Possession and maintenance
Test sockets, drains, locks, windows, intercom, exhaust, sprinklers, and appliance points. Look for hollow tiles, seepage, reverse bathroom slope, cracked sealant, unsafe railings, and blocked vents. Record defects with photographs and written deadlines.
Collect approved plans, warranties, meter records, parking allocation, and society rules. A Vastu-friendly plan still requires maintenance. Repair leaks, clear drains, service exhausts, and keep entrances and central paths uncluttered.
Home office, storage, and visual calm
Many 3BHK households now need at least one reliable work position. Place the desk where daylight comes from the side rather than directly behind the screen. Provide enough sockets, cable management, task lighting, and a door or acoustic treatment for calls. If a bedroom doubles as an office, keep work equipment from dominating the view from the bed.

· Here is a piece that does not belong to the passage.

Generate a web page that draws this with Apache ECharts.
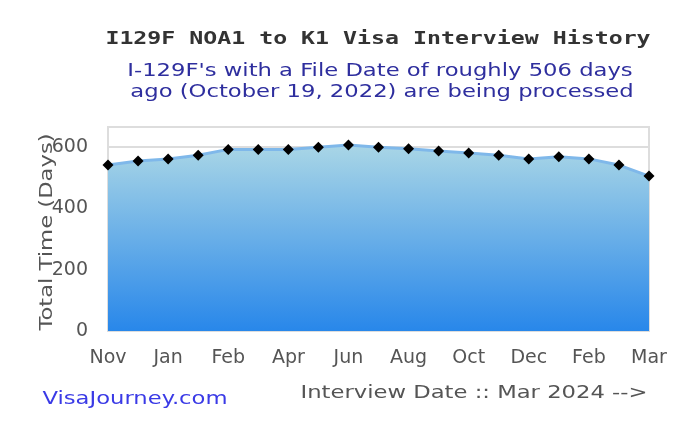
<!DOCTYPE html>
<html><head><meta charset="utf-8">
<script src="https://cdn.jsdelivr.net/npm/echarts@6/dist/echarts.min.js"></script>
<style>html,body{margin:0;padding:0;background:#fff}#c{width:692px;height:438px}</style>
</head><body><div id="c"></div>
<script>
const categories = ["Nov","Dec","Jan","Jan","Feb","Mar","Apr","May","Jun","Jul","Aug","Sep","Oct","Nov","Dec","Jan","Feb","Feb","Mar"];
const shownLabels = ["Nov","","Jan","","Feb","","Apr","","Jun","","Aug","","Oct","","Dec","","Feb","","Mar"];
const totalDays = [541,554,561,573,592,592,592,599,606,599,594,587,580,573,561,568,561,541,505];
const yTicks = [0,200,400,600];
const titleText = "I129F NOA1 to K1 Visa Interview History";
const subtitleLines = ["I-129F's with a File Date of roughly 506 days", "ago (October 19, 2022) are being processed"];
const xAxisName = "Interview Date :: Mar 2024 -->";
const yAxisName = "Total Time (Days)";
const brand = "VisaJourney.com";

const SX = 1.26;
function txt(text, x, y, opt){
  return Object.assign({type:'text', x:x, y:y, scaleX:SX, scaleY:1, silent:true,
    style:Object.assign({text:text, fontFamily:'DejaVu Sans', fontSize:18, fill:'#555',
      textAlign:'center', textVerticalAlign:'middle'}, opt.style||{})}, opt.el||{});
}

const chart = echarts.init(document.getElementById('c'));
chart.setOption({
  animation:false,
  graphic:[
    txt(titleText, 378, 39, {style:{fontFamily:'DejaVu Sans Mono', fontWeight:'bold', fill:'#333'}, el:{scaleX:1.29}}),
    txt(subtitleLines[0], 380, 71, {style:{fill:'#2e2e9e'}}),
    txt(subtitleLines[1], 382, 92, {style:{fill:'#2e2e9e'}}),
    txt(brand, 135, 399, {style:{fill:'#3a3ae6'}}),
    txt(xAxisName, 474, 393, {}),
    txt(yAxisName, 47, 232, {el:{rotation:Math.PI/2}})
  ],
  grid:{left:108, right:43, top:127, bottom:107, show:true, borderColor:'#ddd', borderWidth:2},
  xAxis:{type:'category', data:categories, boundaryGap:false,
    axisLine:{show:false}, axisTick:{show:false},
    axisLabel:{interval:0, formatter:(v,i)=>shownLabels[i], fontFamily:'DejaVu Sans', fontSize:19, color:'#555', margin:18}
  },
  yAxis:{type:'value', min:0, max:665, interval:200,
    axisLine:{show:false}, axisTick:{show:false},
    axisLabel:{fontFamily:'DejaVu Sans', fontSize:19, color:'#555', margin:20,
      formatter:v=>yTicks.indexOf(v)>=0?String(v):''},
    splitLine:{lineStyle:{color:'#ddd', width:2}}
  },
  series:[{type:'line', data:totalDays, symbol:'diamond', symbolSize:11,
    itemStyle:{color:'#000'},
    lineStyle:{color:'#7fb8ea', width:3},
    areaStyle:{opacity:1, color:new echarts.graphic.LinearGradient(0,0,0,1,[
      {offset:0,color:'#a9d6e6'},{offset:1,color:'#2887ea'}])},
    clip:false, z:3
  }]
});
</script></body></html>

Plan storage by category instead of filling every wall. Daily shoes belong near the entrance, cleaning tools near utility, linen near bedrooms, and luggage in dry high-level cabinets. Leave access to electrical panels, valves, AC lines, and inspection points. Clear circulation makes a larger flat feel genuinely spacious.
How to compare two shortlisted 3BHK flats
Create a simple scorecard rather than relying on memory. Compare entrance accuracy, carpet area, furniture fit, daylight, ventilation, bedroom privacy, kitchen exhaust, bathroom condition, balcony usability, lift noise, parking, legal status, maintenance cost, and commute. Mark essential, preferred, and optional features.
A flat with a slightly less preferred room direction may still be the better home if it has safer construction, stronger light, dry bathrooms, usable bedrooms, and manageable cost. Avoid letting one favourable label erase serious defects. Property selection should remain calm and evidence-based.
Before booking, visit the exact unit at more than one time of day. Notice sunlight, corridor activity, traffic noise, cooking odours, mobile signal, water pressure, and lift waiting time. Speak with residents when possible, and record every builder promise in the agreement rather than relying on a model-flat conversation.
Frequently asked questions
Which bedroom should be the master?
The south-west or west bedroom is commonly preferred when privacy and comfort work.
Where should children sleep?
West, north, or east can work depending on light, safety, and study needs.
Can the third room be an office?
Yes. Prioritise ergonomics, daylight, acoustics, and storage.
What if the kitchen is north-west?
North-west is a commonly accepted alternative to south-east.
Should wet areas be moved?
Not without society, architectural, and technical approval. Improve fixed plumbing first.